A great byproduct of books is, of course, bookstores. So much to see at a bookstore. So much to read. I love nothing more than wandering aimlessly inside a bookstore. Let me share my current experience, as it happens, for your reading pleasure.
I’m sitting in a large bookstore overlooking Union Square in San Francisco, sipping coffee, eating a pretzel with cream cheese, people watching and writing. This particular bookstore is mobbed, and it’s a strange, wonderful mix of people from all over the world, and from just down the street, like me. It’s nearly Christmas and everyone is scrambling for last minute gifts. What the hell does Aunt Edna Read? And what about Uncle Bob? The place is alive and vibrant, selling books and magazines and coffee to people who can’t get enough. People are pushing and shoving, fighting over the last copy of Augusten Burroughs’ new Christmas book with the Santa flasher on the cover.
I look around, I smile.
A woman scrambles past me, a child in one hand, a new edition of Where the Wild Things Are in the other. A man with a wild mustache stares at the cartoonish cover of A Confederacy of Dunces, not quite sure what to make of it, yet intrigued all the same. The Book of Genesis Illustrated by R. Crumb rests crookedly on an empty table, left behind by a read-and-runner. A young kid with purple hair and a jet black computer watches Lady Gaga videos on YouTube while sharing a table with an older woman in jeans and a neon green sweater who’s reading Miss Marple: The Complete Short Stories by Agatha Christie. A woman who plays the violin in front of the store every day has come in from the cold for a few minutes, to warm her fingers while counting her accumulated change. A group of college kids speaking a little too loudly discuss the horror film they’re planning to make that will be “like Paranormal Activity but way, way more scary and good and totally kick-ass!” The woman at the table in front of me breastfeeds her daughter, while her husband silently scans the pages of the newest David Sedaris book.
A poster hangs on the wall promoting the upcoming in-store appearance by porn star Tera Patrick, who’ll be signing her new book: Sinner Takes All: A Memoir of Love, Marriage, and Porn. I glance through the window and stare out at Union Square’s giant Christmas Tree. People are ice skating and I hear the faintest echoes of holiday music. Macy’s has glowing wreaths in every window. I look away from the window as a large man bumps my table, nearly spilling his 4 dollar gingerbread latte.
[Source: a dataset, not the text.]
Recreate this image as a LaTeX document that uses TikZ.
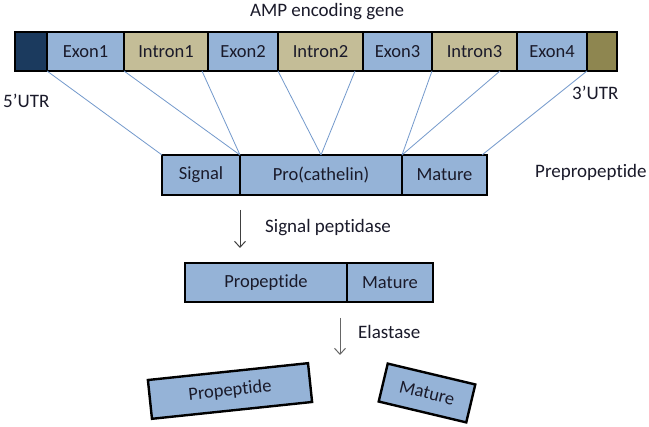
\documentclass[tikz,border=0pt]{standalone}
\usepackage{fontspec}
\setmainfont{Carlito}[Ligatures={NoCommon}]
\usetikzlibrary{arrows.meta,calc}
\definecolor{exonc}{HTML}{95B3D7}
\definecolor{intronc}{HTML}{C4BD97}
\definecolor{utrfive}{HTML}{1B3A5E}
\definecolor{utrthree}{HTML}{8E8650}
\definecolor{linkc}{HTML}{7399CC}
\definecolor{txtc}{HTML}{1A1A2A}
\begin{document}
\begin{tikzpicture}[x=1pt,y=-1pt,
  seg/.style={draw=black,line width=2.4pt,rectangle,inner sep=0pt,outer sep=0pt,
    minimum height=39pt,font=\fontsize{18.5}{20}\selectfont,text=txtc},
  exon/.style={seg,fill=exonc},
  intron/.style={seg,fill=intronc},
  link/.style={draw=linkc,line width=0.8pt},
  lbl/.style={font=\fontsize{19}{21}\selectfont,text=txtc,inner sep=0pt,anchor=base west},
  step arrow/.style={draw=black!75,line width=1pt,-{Straight Barb[length=6pt,width=11pt,line width=1pt]}}
]
\useasboundingbox (0,0) rectangle (649,427);
\fill[white] (0,0) rectangle (649,427);

% title
\node[lbl,anchor=base] (title) at (327,16.5) {AMP encoding gene};

% gene bar
\node[seg,fill=utrfive,minimum width=32pt] (u5) at (31,51.5) {};
\node[exon,minimum width=77pt] (ex1) at (85.5,51.5) {Exon1};
\node[intron,minimum width=84pt] (in1) at (166,51.5) {Intron1};
\node[exon,minimum width=70pt] (ex2) at (243,51.5) {Exon2};
\node[intron,minimum width=85pt] (in2) at (320.5,51.5) {Intron2};
\node[exon,minimum width=69pt] (ex3) at (397.5,51.5) {Exon3};
\node[intron,minimum width=85pt] (in3) at (474.5,51.5) {Intron3};
\node[exon,minimum width=70pt] (ex4) at (552,51.5) {Exon4};
\node[seg,fill=utrthree,minimum width=30pt] (u3) at (602,51.5) {};

\node[lbl] (l5) at (3,108) {5’UTR};
\node[lbl] (l3) at (572,100) {3’UTR};

% prepropeptide
\node[exon,minimum width=78pt,minimum height=40pt] (sig) at (201,175) {Signal};
\node[exon,minimum width=162pt,minimum height=40pt] (pro) at (321,175) {Pro(cathelin)};
\node[exon,minimum width=85pt,minimum height=40pt] (mat) at (444.5,175) {Mature};
\node[lbl] (lpre) at (535,178) {Prepropeptide};

% connector start/end points
\coordinate (s1) at (ex1.south west);
\coordinate (s2) at (in1.south west);
\coordinate (s3) at ($(ex2.south west)+(-6,0)$);
\coordinate (s4) at (in2.south west);
\coordinate (s5) at ($(ex3.south west)+(-8,0)$);
\coordinate (s6) at (in3.south west);
\coordinate (s7) at ($(in3.south east)+(-17,0)$);
\coordinate (s8) at (u3.south west);
\coordinate (e8) at ($(mat.north east)+(-5,0)$);

\draw[link] (s1) -- (sig.north west);
\draw[link] (s2) -- (sig.north east);
\draw[link] (s3) -- (sig.north east);
\draw[link] (s4) -- (pro.north);
\draw[link] (s5) -- (pro.north);
\draw[link] (s6) -- (mat.north west);
\draw[link] (s7) -- (mat.north west);
\draw[link] (s8) -- (e8);

% signal peptidase step
\coordinate (a1s) at (240,210);
\coordinate (a1e) at (240,248);
\draw[step arrow] (a1s) -- (a1e);
\node[lbl] (lsp) at (265,233) {Signal peptidase};

% propeptide
\node[exon,minimum width=162pt] (prop) at (266,282.5) {Propeptide};
\node[exon,minimum width=86pt] (mat2) at (390,282.5) {Mature};

% elastase step
\coordinate (a2s) at (340,318);
\coordinate (a2e) at (340,355);
\draw[step arrow,draw=black!60] (a2s) -- (a2e);
\node[lbl] (lel) at (358,339) {Elastase};

% cleaved products
\node[exon,minimum width=161pt,rotate=6] (prop2) at (230,391) {Propeptide};
\node[exon,minimum width=90pt,rotate=-13.4] (mat3) at (427,393) {Mature};
\end{tikzpicture}
\end{document}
I glance over at the nearby business section, and notice a pretty young girl talking on her cell phone, her boots exceedingly fashionable, her stockings dark, her smile big, and I imagine that she’s not thinking about business at all; I imagine she’s thinking about some sweet romantic encounter she’s either just had or is about to have. A middle-aged, sharply-dressed woman leafs through a copy of Push by Saffire, tears in her eyes, as she waits for a table. Many people are waiting for tables, eyeing me as I type and probably wondering when I’m going to finish whatever silliness I’m working on. Maybe I should get up and browse. So many books to read, so little time. I type my last words. It’s someone else’s turn.